Clearly, some lawmakers want us to think this is a law we all want, when in reality they are making a great show of an issue that does not merit national legislation.

Surveys taken by the bill's proponents, aimed at showing the number of employers who offer such a benefit, are terribly misleading. The truth is employers are increasingly providing this benefit; where there is no formal company policy, employees often work out an informal leave agreement with their employer.

In addition, many polls ask employers if they offer a "parental leave" policy without counting the substitution of short-term disability leave, which many employees use for the birth of a child. In fact, the Pregnancy Discrimination Act of 1978 ensures that companies treat pregnancy as they would any other temporary disability.

Recent research by the Small Business Administration revealed that most businesses provide some type of family leave. In a letter to the Wall Street Journal, the SBA stated: "In the absence of any government mandate . . . between 74 and 90 percent of all businesses are already addressing the problem."

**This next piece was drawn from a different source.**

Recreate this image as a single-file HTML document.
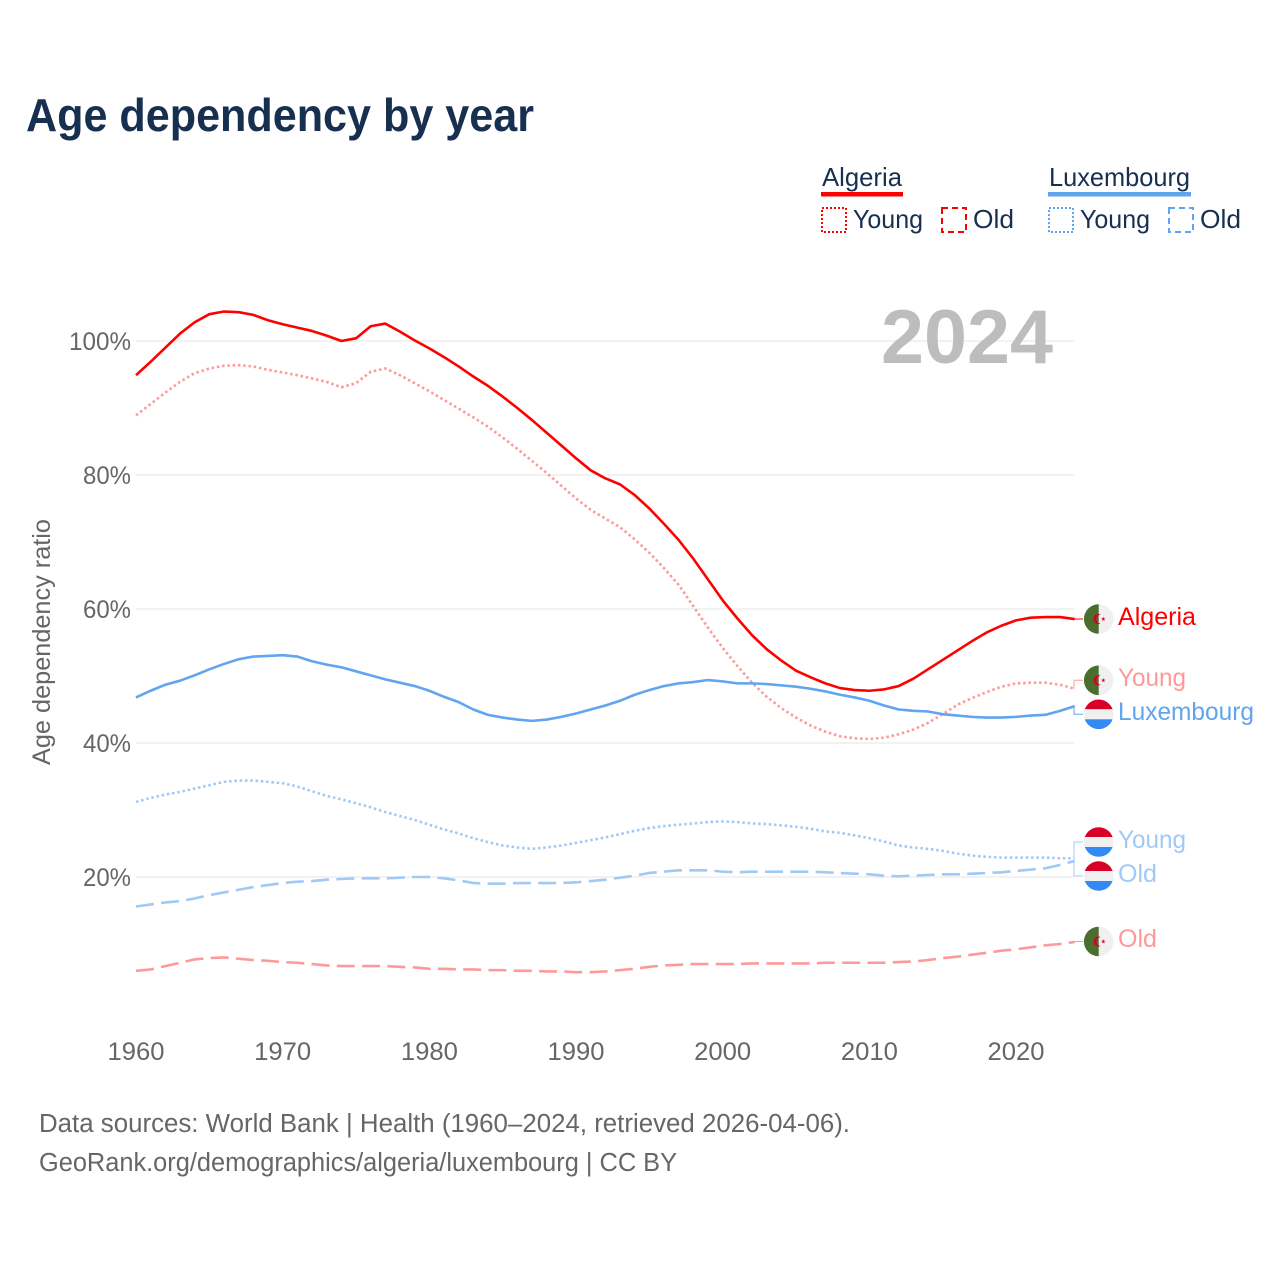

Parental leave is an excellent benefit, and the National Association of Manufacturers strongly encourages companies to provide it where possible. But we are fundamentally opposed to a federal mandate. An across-the-board requirement ignores the unique circumstances of individual companies and their employees and often does more harm than good.

Employers who are forced to institute a parental leave policy often are compelled to eliminate or scale back other benefits that many workers may prefer, such as fully paid dental care or tuition reimbursement. The Penn & Schoen poll showed that the majority of Americans are not willing to sacrifice any of their current benefits for one they may never use.

Employers must be allowed to design benefits packages according to the needs expressed by their employees - not according to what some lawmakers in Washington want to impose on all workers. As the number of women in the work force continues to grow, the market will force employers to offer more benefits and incentives geared toward family needs.

Six years ago, when the first parental leave bill was introduced, the corporate benefits picture was quite different. Since then, mothers have returned to the workplace in droves, causing employers to redesign their benefits package to help workers cope with family/job responsibilities. Nevertheless, advocates of this outdated legislation continue to ignore the growing number of creative initiatives already taken by employers.

How can Congress say it places a high priority on U.S. competitiveness and economic growth and in the same breath call for government-mandated parental leave?

These types of federally mandated benefits erode the flexibility companies need to thrive in today's fiercely competitive international marketplace. Why not focus our energies on creating more jobs and prosperity, instead of trying to make a political statement?